March 16, 2011
Student team reaches 'I2P' contest semi-finals
CARBONDALE, Ill. -- A team of Southern Illinois University Carbondale students advanced to the semi-finals and took home a $250 cash prize in the Missouri-Illinois Regional Idea 2 Product (I2P) Competition at St. Louis University’s John Cook School of Business earlier this month.
The competition drew 15 teams from a variety of universities including Washington University, Saint Louis University, the University of Illinois-Urbana and the Illinois Institute of Technology. During the event, contestants submitted proposals incorporating plans for taking a product or idea from the conceptual phase to commercialization. The plan highlights details about the product, its purpose, the potential market, intellectual property issues and everything leading up to creating and implementing a business plan.
Advancing to the semi-finals and claiming a cash award was the SIUC team including graduate students:
• Andrew Keenan, a second year MBA student from McHenry who earned his bachelor’s degree in mechanical engineering at SIUC in May 2009.
• Chris Mills, a Springfield native working on his MBA and a master’s in engineering. He earned his bachelor’s of science in civil engineering in 2009 at SIUC.
Product developers are Dale Wittmer, retired chair of the mechanical engineering department at SIUC, and Peter Filip, director of the Center for Advanced Friction Studies. Faculty advisers for the students are Maryon King, director of the SIUC Center for Innovation, and Jenni Janssen, assistant director of the center.
“The I2P competition provides our students with a multi-faceted experience. In preparing their projects, they collaborate with students from other departments and have to learn how to function effectively within interdisciplinary groups.
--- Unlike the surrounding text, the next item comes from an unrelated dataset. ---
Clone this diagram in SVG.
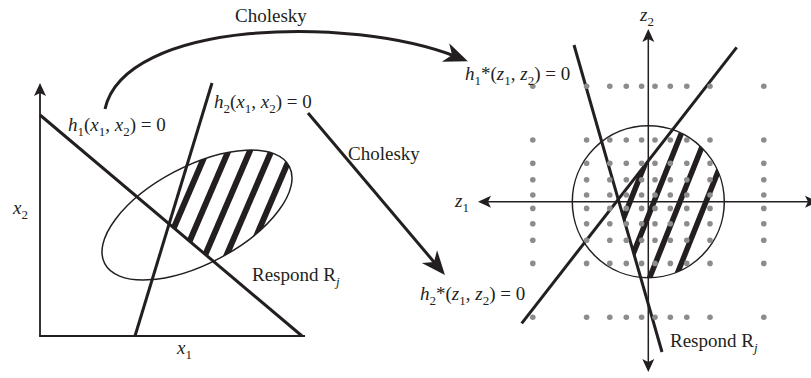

When invited to present their projects at the semi-finals event, they have the opportunity to interact with top regional venture capitalists, scientists and educators so they have to understand how all of the pieces of the corporate puzzle fit together. This type of comprehensive experience helps prepare them for their future jobs by giving them a taste of what it is like in the ‘real world.’ It gives them a leg up in the job market,” said King.
This is the fourth year in a row that a team from the Center for Innovation at SIUC has competed at the St. Louis University I2P contest. The 2011 team’s product is a composite comprised of a dual metal material that binds industrial diamonds together to form a material useful in creating a wide variety of tools for numerous applications. There is a patent pending on the intermetallic bonded diamond technology.